I have a source of data in the form of log lines. These logs have values like latency (however that’s defined).
If I want to have the max latency between scrapes, I would need a tool that:
a) follows the files input as responsive as possible;
b) parses all new lines, get the values I want;
c) keep only the max so far;
d) listen for scrapes and return maxes so far; and
e) reset those maxes to 0 for the next scraping period, making sure no data point is lost.
Is there such a tool, or do I need to write my own? mtail’s language does not seem to be enough and the grok exporter is definitely less suitable.
TBH, I would have expected such a value at least to come in a histogram type series.
If you had the Maximum value recorded for each 5 second interval over a 5000 second run, and want to deduce the Maximum value for the whole run, would an average of the 1,000 max values produce anything useful? No. You’d need to use the Maximum of the Maximums. Which will actually work, but only for the unique edge case of 100%…
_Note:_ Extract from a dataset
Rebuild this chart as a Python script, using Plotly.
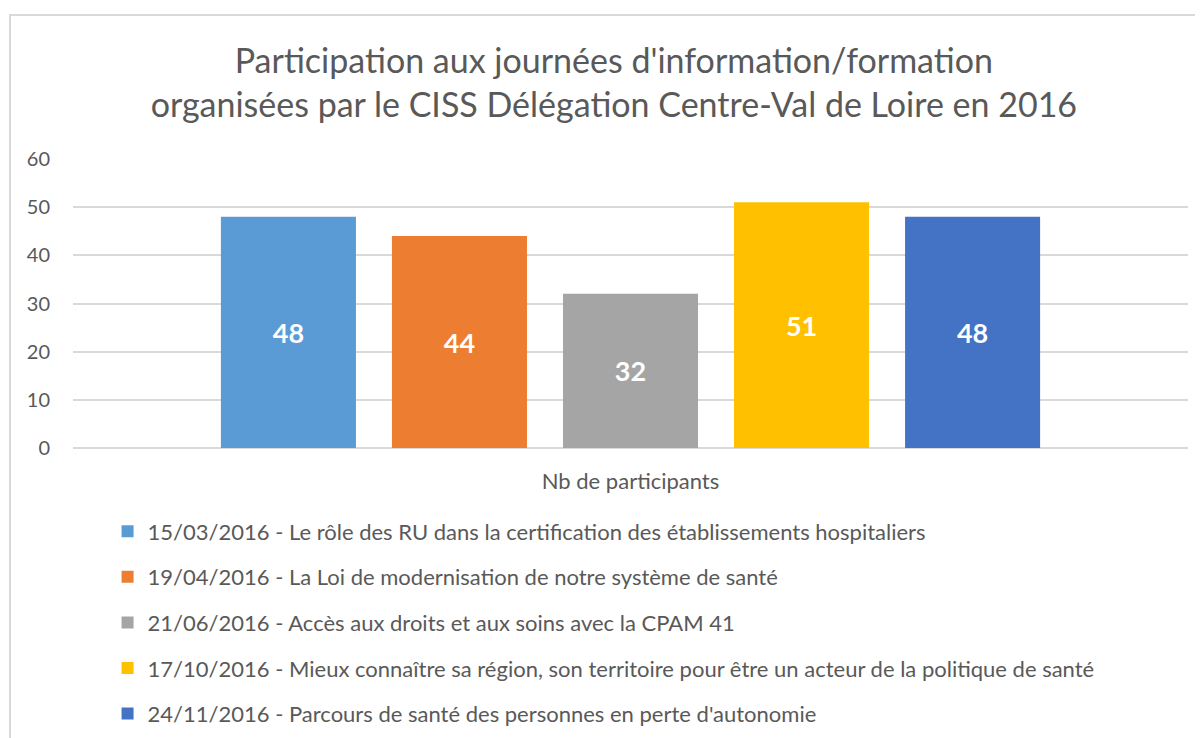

But if you had the Minimum value recorded for each 5 second interval over a 5000 second run, and want to deduce the Minimum value for the whole run, you’d have to look for the Minimum of the Minimums. Which also works, but only for the unique edge case of 0%.
Gil Tene (it’s always him) is talking about how you can’t average percentiles, but while discussing it, he drops those two gems, which actually are the answers I’m looking for, and even gives me the idea that it wouldn’t hurt to monitor the minimum too.